Allein in dem Zeitraum von 1996 bis 1998 wurden 96 neue Ausbildungsordnungen erlassen, darunter 28 neue Ausbildungsberufe, so dass die Berufsausbildung auch von der Ordnungsseite her deutlich Unter-stützung und neue Impulse zur Qualitätsverbesserung und Innovation erhält. Unter Federführung des BIBB und intensiver Beteiligung von Fachleuten der Verbände wurden die folgenden Medienberufe neu geordnet und damit den betrieblichen Entwicklungen angepasst:

[Seite der Druckausg.: 92]

  • Buchhändler/in
  • Verlagskaufmann/-frau

Neue Medienberufe:

  • Film- und Videoeditor/in
  • Fachangestellte/r für Medien- und Informationsdienste
  • Fotomedienlaborant/in
  • Film- und Videolaborant/in
  • Kaufmann/-frau für audiovisuelle Medien
  • Mediengestalter/in für Digital- und Printmedien
  • Mediengestalter/in für Bild und Ton
  • Fachkraft für Veranstaltungstechnik.

Um den Bedingungen hoher Flexibilität im Produktions- und Dienstleistungssektor zu genügen, werden dynamische und gestaltungsoffene Berufsbilder entwickelt mit sowohl festen als auch beweglichen Bestandteilen. Gefragt ist das Konzept einer Beruflichkeit, die „hohe Qualitätsstandards sowie breite Basisqualifizierung mit flexiblen Strukturen und entwicklungsoffenen Profilen verbindet. (...) Generalisierung und Spezialisierung als zwei Seiten der zunehmenden Ausdifferenzierung und Variabilität moderner Produktions- und Dienstleistungsprozesse." [ Ehrke, Michael: IT-Ausbildungsberufe: Paradigmenwechsel im dualen System. In: bwp 26/1997/1, S. 6] "Unter Berücksichtigung der Arbeitsmarktverwertbarkeit werden deshalb Strukturmodelle für Ausbildungsberufe benötigt, die es ermöglichen, unter immer heterogeneren betrieblichen Rahmenbedingungen die jeweils für eine breit gefächerte Produkt- und Tätigkeitspalette erforderliche Qualifikation im Rahmen eines Erstausbildungsberufes zu sichern." [ BMBF (Hg.): Berufsbildungsbericht 1998. Bonn 1998, S. 75]

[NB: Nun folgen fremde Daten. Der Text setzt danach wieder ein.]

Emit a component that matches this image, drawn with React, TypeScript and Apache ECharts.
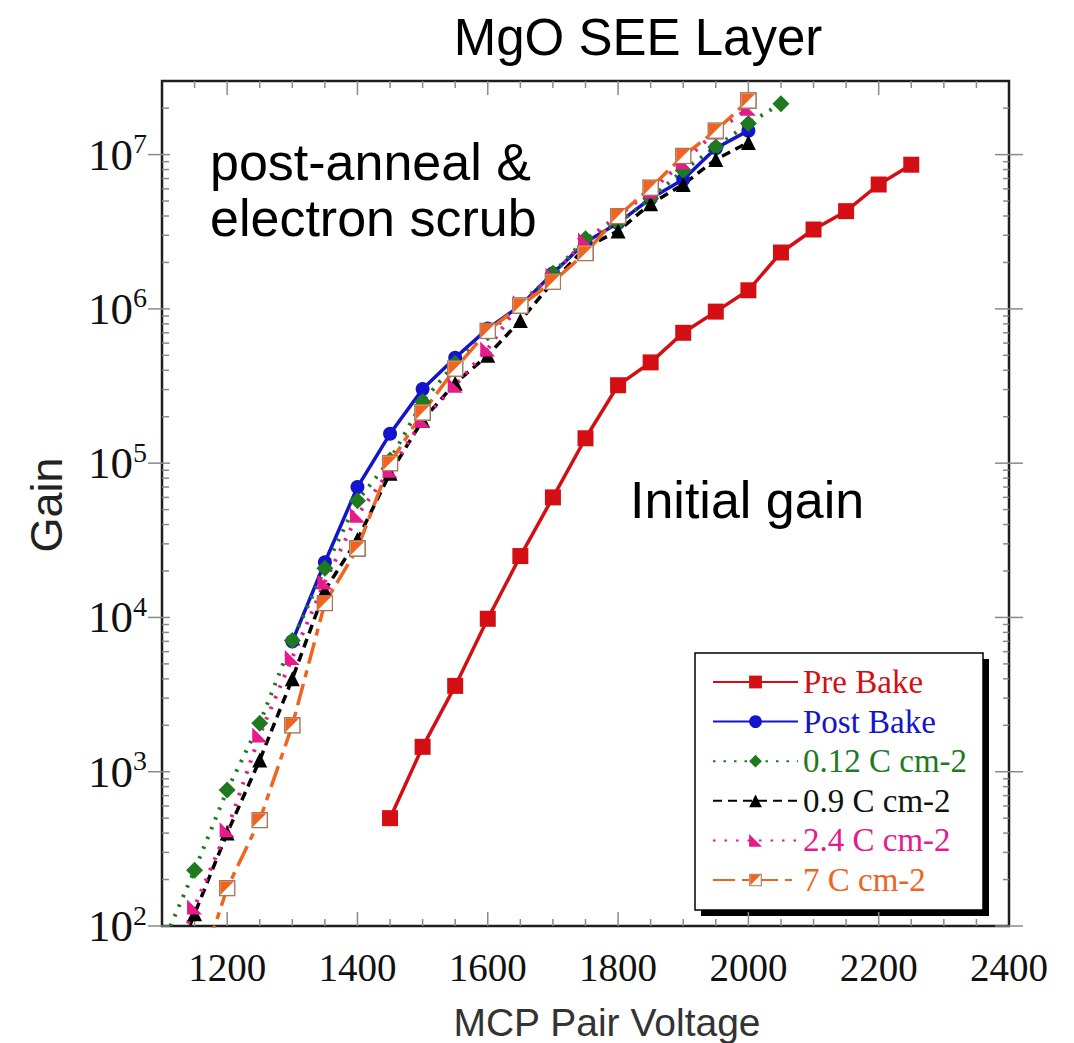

[Seite der Druckausg.: 93]

Für die Druck- und Medienvorstufe wurde ein ganz neuer Ausbildungsberuf geschaffen, der die bisherigen Berufe des Druckvorstufenbereichs integriert. Strukturmerkmale dieses Berufs Mediengestalter/in für Digital- und Printmedien sind:

  • ein modular aufgegliedertes Strukturmodell mit breiter Grundqualifizierung und darauf aufbauenden Fachrichtungen, sogenannten „Fachrichtungskorridoren", die das gesamte Spektrum späterer beruflicher Tätigkeitsbereiche repräsentieren;
  • flexibel kombinierbare, differenzierte Pflicht- und Wahlbausteine mit den Optionen Gestaltungsoffenheit sowie der Verknüpfung von Aus- und Weiterbildung. [ Vgl. Lennartz, Dagmar: Neue Strukturmodelle für berufliches Aus- und Weiterbilden. In: bwp 26/1997/6, S. 16]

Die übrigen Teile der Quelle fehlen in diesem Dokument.